Art Museums
Williams College Museum of Art
Williamstown, Massachusetts · founded 1926
Williams College Museum of Art operates within the intellectual framework of a teaching institution, which shapes both its acquisitions and its presentation. The museum serves as an extension of the college's curriculum rather than as an autonomous collecting entity with encyclopedic ambitions. This functional relationship produces a particular kind of rigor: objects enter the collection because they illuminate specific problems or periods, not primarily because of market value or provenance cachet. The building itself—designed by Charles Moore and completed in 1983—signals this pedagogical orientation through its clarity. Natural light dominates the galleries; sightlines are direct; the architecture doesn't compete with the objects. The collection spans painting, sculpture, photography, and works on paper from antiquity through the contemporary, but without the sprawl of encyclopedic museums. Medieval manuscripts and Greek vases share space with twentieth-century abstraction and recent acquisitions, suggesting a curatorial philosophy that treats historical chronology as less important than aesthetic or conceptual resonance.

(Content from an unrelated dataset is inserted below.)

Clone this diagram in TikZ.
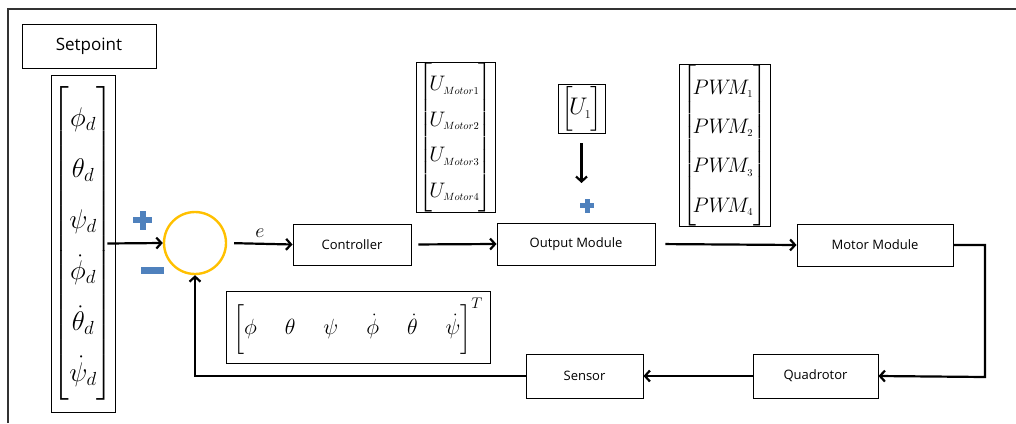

The viewer the museum rewards is one willing to move slowly between works, to notice adjacencies and discontinuities without interpretive signage doing the work. Galleries are spare without being austere. This restraint—the refusal to narrate aggressively—demands attentiveness from visitors. The collection's strength lies not in any single comprehensive holding but in its consistency of vision: the museum collects to think, not to accumulate.
Signature collections
The museum's figurative holdings lean toward works from the nineteenth and twentieth centuries, with particular depth in American painting and European modernism. Strengths include works by artists working through representation and abstraction simultaneously—periods when figuration was being interrogated rather than rejected outright. The collection includes significant photographs and prints, areas where the museum has built strength systematically. Medieval and ancient art forms the historical foundation, though these holdings remain selective rather than comprehensive. Nineteenth-century French and American painting represents a notable area of focus. The museum has also acquired work by contemporary artists, though the contemporary collection remains modest in scale—a deliberate curatorial choice that reflects the institution's preference for depth over breadth and its resistance to collecting based on current market momentum.